The bell cannot be unrung; it must be broken. To do so, we must take affirmative steps to prevent financial abuse in the future.
One way in which financial regulation provides subtle and insidious means of abuse without explicit congressional approval is the concept of “reputational risk.” This tool of bank supervision has regulators look at whether a bank’s actions might impair its future financial prospects, even if the bank is doing nothing illegal. While originally focused on threats like whether the bank could be unwittingly used for money laundering, it’s expanded to include the idea that a bank’s legal customers might pose a risk to its viability by being unpopular with other potential customers, bank employees, or, perversely, with regulators themselves.
Reputational risk was the tool the Federal Deposit Insurance Corporation (FDIC) used in Operation Chokepoint, and it’s been used on other occasions when regulators sought to cut off legal businesses they considered controversial from the banking system. These efforts resulted in numerous legal businesses losing bank accounts and access to payments services because banks were more worried about offending their regulator than serving their client.
One reason this so insidious is that it’s very difficult to detect. Those with the most knowledge (financial services firms) are understandably hesitant to challenge their regulators. From a firm’s perspective, precious few accounts are worth drawing the ire of the regulator you’ll be stuck with even if you win in court. Meanwhile, the customer is left to guess what happened and try to find a new provider, who will likely be under similar regulatory pressure.
Reputational risk is also dangerous because it can empower the wealthy and powerful to exclude the poor and weak. Its logic is purely economic: There is no requirement for the customer to have violated the law, threatened the operational integrity of the bank, or that any allegation be true. Rather, if the customer is unpopular enough with some important group that keeping them may limit the bank’s future financial growth, even an honest regulator may need to take note.
This isn’t an idle threat. From pressure on banks to cut ties with gun companies, to private prisons, to “brown industries,” efforts to debank political opponents have become more common in recent years. The FDIC backed down from Choke Point after congressional inquiries and a lawsuit, but there have been no substantive legal changes to take similar conduct off the table. Meanwhile, regulators’ interest in using financial regulation to de facto legislate other issues has only increased.

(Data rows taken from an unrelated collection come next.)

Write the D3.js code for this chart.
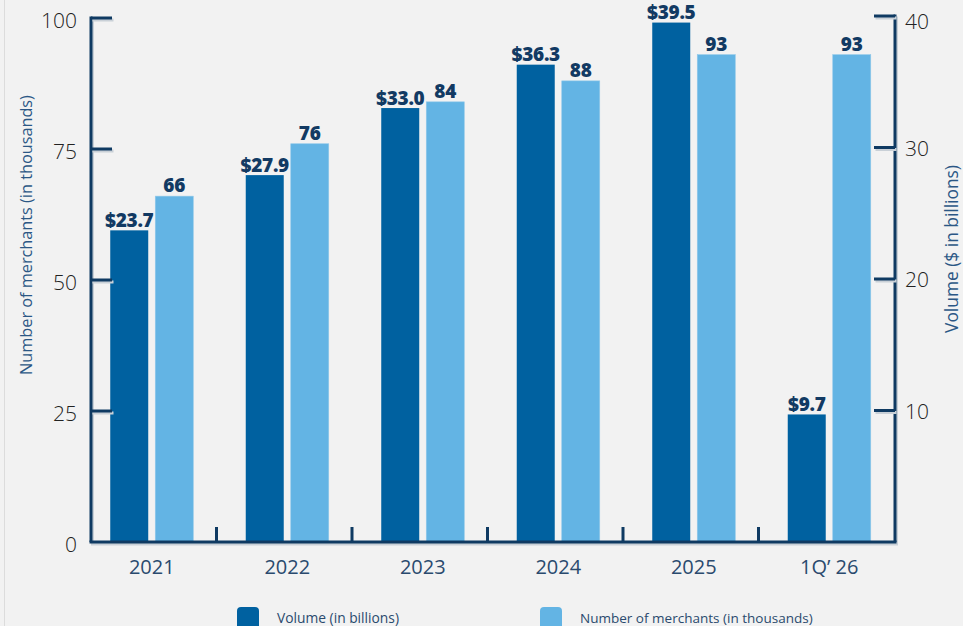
<!DOCTYPE html>
<html><head><meta charset="utf-8">
<script src="https://cdn.jsdelivr.net/npm/d3@7/dist/d3.min.js"></script>
<style>
html,body{margin:0;padding:0;background:#f2f2f2;}
svg{display:block;font-family:"Open Sans",Lato,sans-serif;}
</style></head><body>
<svg id="chart" width="963" height="626"></svg>
<script>
const categories = ["2021","2022","2023","2024","2025","1Q\u2019 26"];
const volume = [23.7, 27.9, 33.0, 36.3, 39.5, 9.7];           // $ billions (right axis)
const merchants = [66, 76, 84, 88, 93, 93];                   // thousands (left axis)
const volumeLabels = ["$23.7","$27.9","$33.0","$36.3","$39.5","$9.7"];
const merchantLabels = ["66","76","84","88","93","93"];
const leftTicks = [0,25,50,75,100];
const rightTicks = [10,20,30,40];
const legendItems = ["Volume (in billions)","Number of merchants (in thousands)"];

const W=963,H=626;
const svg=d3.select("#chart");
const DARK="#0061a0", LIGHT="#63b4e4", AXIS="#0f3a62", LABEL="#123a63";

svg.append("rect").attr("width",W).attr("height",H).attr("fill","#f2f2f2");
svg.append("line").attr("x1",4.5).attr("x2",4.5).attr("y1",0).attr("y2",H).attr("stroke","#dcdcdc");

const x0=d3.scaleBand().domain(categories).range([84,897]);
const x1=d3.scaleBand().domain(["v","m"]).range([0,x0.bandwidth()]).paddingInner(0.156).paddingOuter(0.583);
const yL=d3.scaleLinear().domain([0,100]).range([542,18]);
const yR=d3.scaleLinear().domain([0,40]).range([542,16]);

function fit(sel,target){
  const n=sel.node(); const fs=parseFloat(sel.attr("font-size"));
  const w=n.getComputedTextLength(); if(w>0) sel.attr("font-size",fs*target/w);
}

// bars
const g=svg.append("g");
categories.forEach((c,i)=>{
  const bx=x0(c);
  g.append("rect").attr("x",bx+x1("v")).attr("y",yR(volume[i])).attr("width",x1.bandwidth())
    .attr("height",yR(0)-yR(volume[i])).attr("fill",DARK);
  g.append("rect").attr("x",bx+x1("m")).attr("y",yL(merchants[i])).attr("width",x1.bandwidth())
    .attr("height",yL(0)-yL(merchants[i])).attr("fill",LIGHT).attr("stroke","#8fc8ea").attr("stroke-width",0.6);
  g.append("text").attr("x",bx+x1("v")+x1.bandwidth()/2).attr("y",yR(volume[i])-3.5)
    .attr("text-anchor","middle").attr("font-size",19).attr("font-weight",800).attr("fill",LABEL)
    .attr("letter-spacing",-0.3).text(volumeLabels[i]);
  g.append("text").attr("x",bx+x1("m")+x1.bandwidth()/2).attr("y",yL(merchants[i])-4)
    .attr("text-anchor","middle").attr("font-size",19).attr("font-weight",800).attr("fill",LABEL)
    .text(merchantLabels[i]);
});

// axes (with faint shadow)
const ax=svg.append("g");
function axLine(x1_,y1_,x2_,y2_){
  ax.append("line").attr("x1",x1_+1.5).attr("y1",y1_+2).attr("x2",x2_+1.5).attr("y2",y2_+2)
    .attr("stroke","#c9d0d7").attr("stroke-width",3);
  ax.append("line").attr("x1",x1_).attr("y1",y1_).attr("x2",x2_).attr("y2",y2_)
    .attr("stroke",AXIS).attr("stroke-width",3);
}
const xl=91, xr=895, yb=yL(0);
axLine(xl,yL(100)-1.5,xl,yb);
axLine(xr,yR(40)-1.5,xr,yb);
axLine(xl-1.5,yb,xr+1.5,yb);
leftTicks.filter(t=>t>0).forEach(t=>axLine(xl,yL(t),xl+21,yL(t)));
rightTicks.forEach(t=>axLine(xr-21,yR(t),xr,yR(t)));
categories.slice(1).forEach(c=>{
  const bx=x0(c)-3;
  ax.append("line").attr("x1",bx).attr("x2",bx).attr("y1",yb-15).attr("y2",yb).attr("stroke",AXIS).attr("stroke-width",3);
});

// tick labels
leftTicks.forEach(t=>{
  svg.append("text").attr("x",77).attr("y",yL(t)+3).attr("dy","0.35em").attr("text-anchor","end")
    .attr("font-size",21).attr("font-weight",300).attr("fill","#222").text(t);
});
rightTicks.forEach(t=>{
  svg.append("text").attr("x",905).attr("y",yR(t)+(t===40?6:1)).attr("dy","0.35em")
    .attr("font-size",21).attr("font-weight",300).attr("fill","#222").text(t);
});
categories.forEach(c=>{
  svg.append("text").attr("x",x0(c)+x0.bandwidth()/2).attr("y",574).attr("text-anchor","middle")
    .attr("font-size",20).attr("font-weight",400).attr("fill","#2a4a6e").text(c);
});

// axis titles
fit(svg.append("text").attr("transform","translate(32,235) rotate(-90)").attr("text-anchor","middle")
  .attr("font-size",15).attr("fill","#2b5785").text("Number of merchants (in thousands)"),280);
fit(svg.append("text").attr("transform","translate(958,249) rotate(-90)").attr("text-anchor","middle")
  .attr("font-size",15).attr("fill","#2b5785").text("Volume ($ in billions)"),168);

// legend
const leg=[{x:237,c:DARK,w:122},{x:540,c:LIGHT,w:233}];
leg.forEach((l,i)=>{
  svg.append("rect").attr("x",l.x).attr("y",607).attr("width",22).attr("height",26).attr("rx",4).attr("fill",l.c);
  fit(svg.append("text").attr("x",l.x+40).attr("y",623).attr("font-size",13.5).attr("fill","#2a4a6e").text(legendItems[i]),l.w);
});
</script>
</body></html>
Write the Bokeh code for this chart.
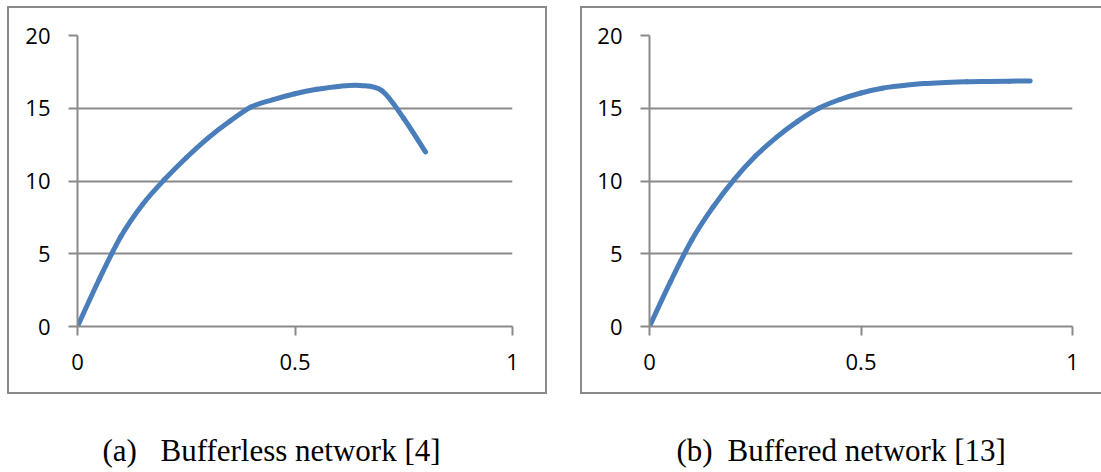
from bokeh.plotting import figure
from bokeh.layouts import column, row
from bokeh.models import Range1d, FixedTicker, Label, Spacer
from bokeh.embed import file_html
from bokeh.resources import INLINE

# ---- data ----
load_a = [0, 0.05, 0.1, 0.15, 0.2, 0.25, 0.3, 0.35, 0.4, 0.45, 0.5, 0.55, 0.6, 0.65, 0.7, 0.75, 0.8]
thr_a = [0, 3.25, 6.2, 8.4, 10.1, 11.6, 12.95, 14.1, 15.1, 15.6, 16.0, 16.3, 16.5, 16.56, 16.2, 14.3, 12.0]

load_b = [0, 0.05, 0.1, 0.15, 0.2, 0.25, 0.3, 0.35, 0.4, 0.45, 0.5, 0.55, 0.6, 0.65, 0.7, 0.75, 0.8, 0.85, 0.9]
thr_b = [0, 3.1, 5.95, 8.2, 10.1, 11.7, 13.0, 14.1, 15.0, 15.6, 16.05, 16.38, 16.56, 16.7, 16.77, 16.82, 16.84, 16.86, 16.88]

x_ticks = [0, 0.5, 1]
x_tick_labels = ["0", "0.5", "1"]
y_ticks = [0, 5, 10, 15, 20]

caption_tags = ["(a)", "(b)"]
caption_titles = ["Bufferless network [4]", "Buffered network [13]"]

GRAY = "#8a8a8a"
BLUE = "#4a7ebb"


def smooth_segments(xs, ys):
    # smoothed-line rendering (Catmull-Rom style control points, like a spreadsheet "smoothed line")
    n = len(xs)
    x0, y0, x1, y1, cx0, cy0, cx1, cy1 = ([] for _ in range(8))
    for i in range(n - 1):
        ip = max(i - 1, 0)
        inx = min(i + 2, n - 1)
        x0.append(xs[i]); y0.append(ys[i])
        x1.append(xs[i + 1]); y1.append(ys[i + 1])
        cx0.append(xs[i] + (xs[i + 1] - xs[ip]) / 6.0)
        cy0.append(ys[i] + (ys[i + 1] - ys[ip]) / 6.0)
        cx1.append(xs[i + 1] - (xs[inx] - xs[i]) / 6.0)
        cy1.append(ys[i + 1] - (ys[inx] - ys[i]) / 6.0)
    return dict(x0=x0, y0=y0, x1=x1, y1=y1, cx0=cx0, cy0=cy0, cx1=cx1, cy1=cy1)


def make_panel(xs, ys, width, border_left, border_right, box_css):
    p = figure(width=width, height=388, x_range=Range1d(0, 1), y_range=Range1d(0, 20),
               output_backend="svg", toolbar_location=None,
               min_border_left=border_left, min_border_right=border_right,
               min_border_top=29, min_border_bottom=68)
    p.outline_line_color = None
    p.border_fill_color = None
    p.background_fill_color = None
    p.styles = {"box-shadow": box_css}
    p.xgrid.grid_line_color = None
    p.ygrid.grid_line_color = GRAY
    p.ygrid.grid_line_width = 2
    p.xaxis.ticker = FixedTicker(ticks=x_ticks)
    p.xaxis.major_label_overrides = {t: l for t, l in zip(x_ticks, x_tick_labels)}
    p.yaxis.ticker = FixedTicker(ticks=y_ticks)
    for ax in (p.xaxis[0], p.yaxis[0]):
        ax.axis_line_color = GRAY
        ax.axis_line_width = 2
        ax.major_tick_line_color = GRAY
        ax.major_tick_line_width = 2
        ax.major_tick_out = 9
        ax.major_tick_in = 0
        ax.minor_tick_line_color = None
        ax.major_label_text_font = "Open Sans"
        ax.major_label_text_font_size = "22px"
        ax.major_label_text_color = "black"
    p.yaxis.major_label_standoff = 18
    p.xaxis.major_label_standoff = 18
    seg = smooth_segments(xs, ys)
    p.bezier(x0="x0", y0="y0", x1="x1", y1="y1", cx0="cx0", cy0="cy0", cx1="cx1", cy1="cy1",
             source=seg, line_color=BLUE, line_width=5, line_cap="round")
    return p


p1 = make_panel(load_a, thr_a, 540, 70, 35, "inset 0 0 0 2px #8a8a8a")
p2 = make_panel(load_b, thr_b, 521, 69, 29,
                "inset 2px 2px 0 0 #8a8a8a, inset 0 -2px 0 0 #8a8a8a")

cap = figure(width=1101, height=78, x_range=Range1d(0, 1), y_range=Range1d(0, 1),
             output_backend="svg", toolbar_location=None, min_border=0,
             x_axis_location=None, y_axis_location=None)
cap.grid.visible = False
cap.outline_line_color = None
cap.border_fill_color = None
cap.background_fill_color = None
tag_x = [102, 676]
title_x = [160, 727]
for tx, tt, tag, title in zip(tag_x, title_x, caption_tags, caption_titles):
    for xx, txt in ((tx, tag), (tt, title)):
        cap.add_layout(Label(x=xx, y=22, x_units="screen", y_units="screen", text=txt,
                             text_font="Liberation Serif", text_font_size="31px",
                             text_color="black", text_baseline="alphabetic"))

layout = column(Spacer(height=6),
                row(Spacer(width=7), p1, Spacer(width=33), p2),
                cap)
open("out.html", "w").write(file_html(layout, INLINE))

If we are serious about protecting freedom, we need to eliminate, or at least significantly reduce, the ability of financial regulation to serve as a conduit of coercion. To be sure, there are legitimate concerns that the government must attend to. But these must not be allowed to justify circumventing the legal and constitutional protections Americans enjoy.
One step to consider is explicitly outlawing the use of reputational risk in supervision. As University of Alabama Professor Julie Hill points out, the value of reputation risk is dubious at best, while its vagueness invites abuse.
A bolder and more controversial step, and one that should nonetheless be considered, would use the logic of antidiscrimination law to prohibit banks from refusing to do business with customers due to political or social pressure.
There is precedent for this. In 1974, the Department of Justice supported making religion and national origin protected classes under the Equal Credit Opportunity Act, in part because it would protect not only customers but the banks themselves. At the time, banks were being pressured by Arab governments and business clients to cut ties with Jewish-owned and Israeli businesses. Changing the law affirmatively prevented the U.S. financial system from becoming a tool of coercion and allowed banks to do what they should be doing — allocating capital to its most productive use.
There is wisdom to this, especially as we navigate a period of high political polarization and low trust. For freedom to be meaningful, its exercise must be possible, and that requires access to financial services. We have seen, both domestically and abroad, how the financial system and its regulation can be abused. We should not allow it to happen again.
Brian Knight is the director of innovation and governance and a senior research fellow at the Mercatus Center at George Mason University.